On the whole, it may well be said that when Goethe says: “He to whom nature reveals her manifest secret feels a deep longing for her most worthy interpreter, art, that one strives for this quite objectively with eurythmy. So that this saying of Goethe's can also be interpreted, with some modification, to mean: he to whom human nature and the soul reveal the revealed secret finds in himself a deep longing for that expression of the human form, for that remembering of the human form of the movements that arise from an inner, not an outer, lawfulness and art.

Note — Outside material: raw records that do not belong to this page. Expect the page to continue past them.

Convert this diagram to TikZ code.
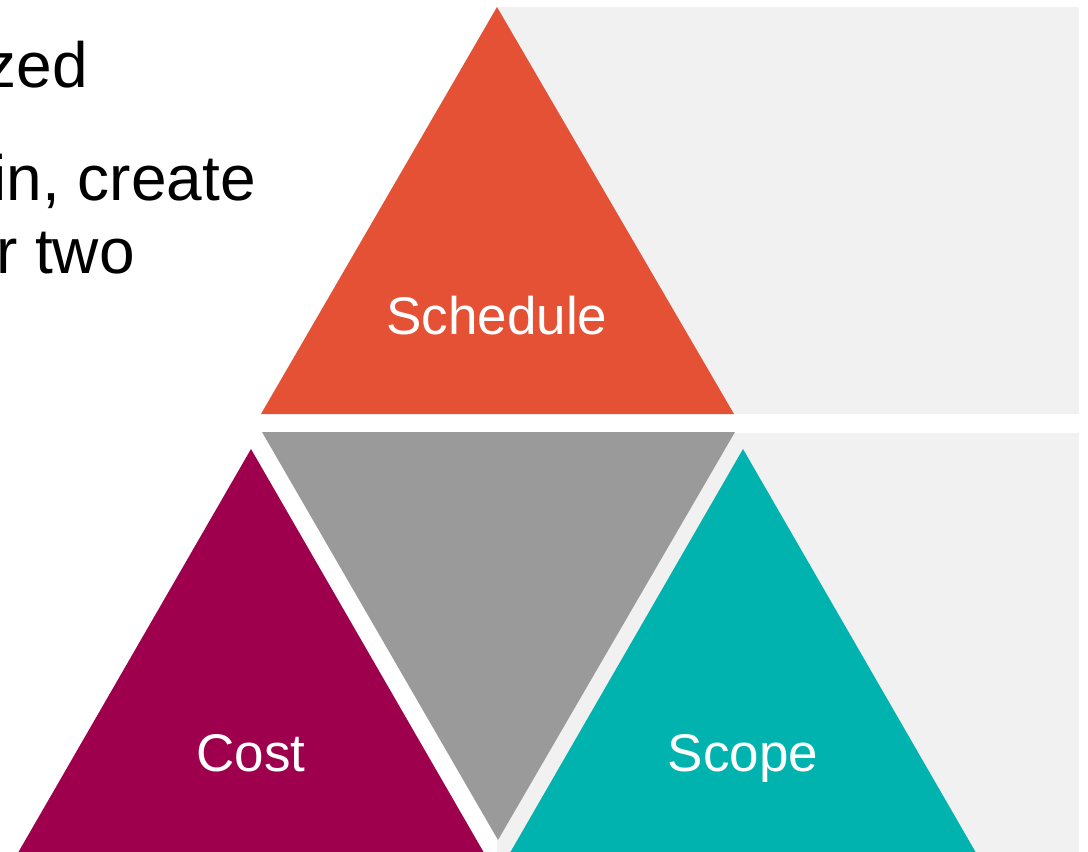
\documentclass[tikz,border=0pt]{standalone}
\usepackage{fontspec}
\setmainfont{Liberation Sans}
\definecolor{schedcol}{HTML}{E45134}
\definecolor{costcol}{HTML}{9E004D}
\definecolor{scopecol}{HTML}{00B3AF}
\definecolor{midcol}{HTML}{9A9A9A}
\definecolor{panelcol}{HTML}{F1F1F1}
\tikzset{
  bodytext/.style={inner sep=0pt, anchor=base east, font=\fontsize{64}{74}\selectfont, text=black},
  trilabel/.style={inner sep=0pt, anchor=base, font=\fontsize{53}{62}\selectfont, text=white}
}
\begin{document}
\begin{tikzpicture}[x=1pt,y=-1pt]
\useasboundingbox (0,0) rectangle (1088,852);
\clip (0,0) rectangle (1088,852);
\fill[white] (0,0) rectangle (1088,852);
% light panels behind the triangles
\fill[panelcol] (497,7) rectangle (1079,414);
\fill[panelcol] (497,433) rectangle (1079,852);
% triangles
\fill[schedcol] (497,7) -- (734,414) -- (261,414) -- cycle;
\fill[midcol] (262,432) -- (735,432) -- (498,840) -- cycle;
\fill[costcol] (251,449) -- (487,858) -- (15,858) -- cycle;
\fill[scopecol] (743,449) -- (979,858) -- (507,858) -- cycle;
% labels
\node[trilabel] (schedule) at (497,334) {Schedule};
\node[trilabel] (cost) at (251,771) {Cost};
\node[trilabel] (scope) at (743,771) {Scope};
% body text
\node[bodytext] (line1) at (88,87) {zed};
\node[bodytext] (line2) at (256,200) {in, create};
\node[bodytext] (line3) at (135,273) {r two};
\end{tikzpicture}
\end{document}
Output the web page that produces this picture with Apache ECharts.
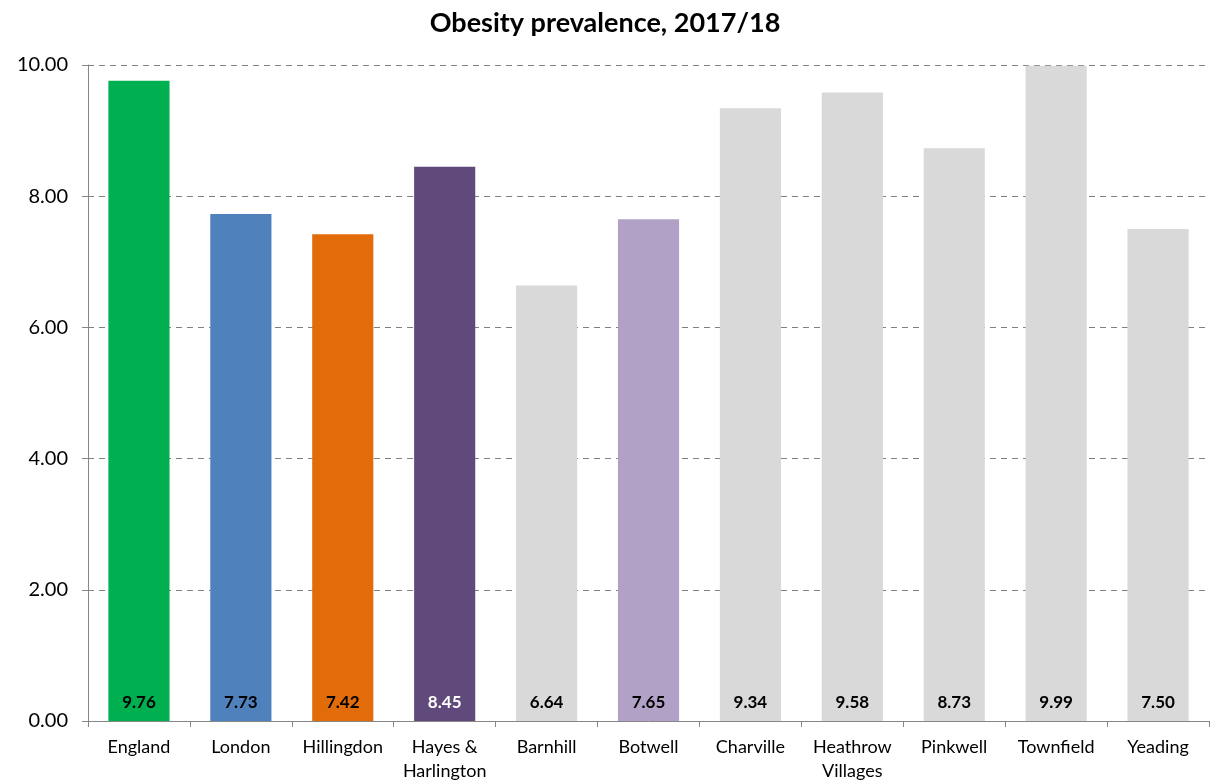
<!DOCTYPE html>
<html><head><meta charset="utf-8">
<script src="https://cdn.jsdelivr.net/npm/echarts@6/dist/echarts.min.js"></script>
<style>html,body{margin:0;padding:0;background:#fff}#c{width:1210px;height:781px}</style>
</head><body><div id="c"></div>
<script>
const categories = ['England','London','Hillingdon','Hayes &\nHarlington','Barnhill','Botwell','Charville','Heathrow\nVillages','Pinkwell','Townfield','Yeading'];
const values = [9.76, 7.73, 7.42, 8.45, 6.64, 7.65, 9.34, 9.58, 8.73, 9.99, 7.50];
const barColors = ['#00B050','#4F81BD','#E36C0A','#604A7B','#D9D9D9','#B2A1C7','#D9D9D9','#D9D9D9','#D9D9D9','#D9D9D9','#D9D9D9'];
const labelColors = ['#000','#000','#000','#fff','#000','#000','#000','#000','#000','#000','#000'];
const yTicks = [0, 2, 4, 6, 8, 10];

const font = 'Lato, "Open Sans", sans-serif';
const chart = echarts.init(document.getElementById('c'));
chart.setOption({
  animation: false,
  title: {text: 'Obesity prevalence, 2017/18', left: 'center', top: 5,
    textStyle: {fontFamily: font, fontSize: 27, fontWeight: 'bold', color: '#000'}},
  grid: {left: 88, right: 1, top: 65, bottom: 60, containLabel: false, outerBoundsMode: 'none'},
  xAxis: {type: 'category', data: categories,
    axisLine: {lineStyle: {color: '#868686', width: 1}},
    axisTick: {show: true, length: 6, lineStyle: {color: '#868686'}},
    axisLabel: {fontFamily: font, fontSize: 18, color: '#000', margin: 14, lineHeight: 24, interval: 0}},
  yAxis: {type: 'value', min: yTicks[0], max: yTicks[yTicks.length-1], interval: 2,
    axisLine: {show: true, lineStyle: {color: '#868686'}},
    axisTick: {show: true, length: 6, lineStyle: {color: '#868686'}},
    axisLabel: {fontFamily: font, fontSize: 20, color: '#000', margin: 20,
      formatter: v => v.toFixed(2)},
    splitLine: {lineStyle: {color: '#808080', type: [6, 5], width: 1}}},
  series: [{type: 'bar', barCategoryGap: '40%',
    data: values.map((v, i) => ({value: v, itemStyle: {color: barColors[i]},
      label: {color: labelColors[i]}})),
    label: {show: true, position: 'insideBottom', distance: 10,
      fontFamily: font, fontSize: 17, fontWeight: 'bold',
      formatter: p => p.value.toFixed(2)}}]
});
</script></body></html>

Elsewhere, Goethe says very beautifully: “By being placed at the summit of nature, man brings forth a summit within himself and ultimately rises to the production of the work of art.” If we know how the human being is again a true microcosm, in which what lives as the macrocosm, as the great world, is secreted, then what is scattered, I would say, throughout the world of space and the world of time, can be found again in the human being; if we truly feel and experience this world, then we can also say, with regard to what lives in microcosm of the human being, draws order, harmony, measure and meaning from his own essential qualities and forces, and draws measure, harmony and meaning from these qualities and forces and creates a work of art out of them, as in the art of eurythmy, then a real work of art must arise. And so we can have confidence that, if we look at what eurythmy wants, it will continue to develop, probably not through ourselves but through others, but by developing further and further, we can be sure that it will finally arrive at the point where it will be able to add itself as a fully-fledged younger art to the fully-fledged older ones.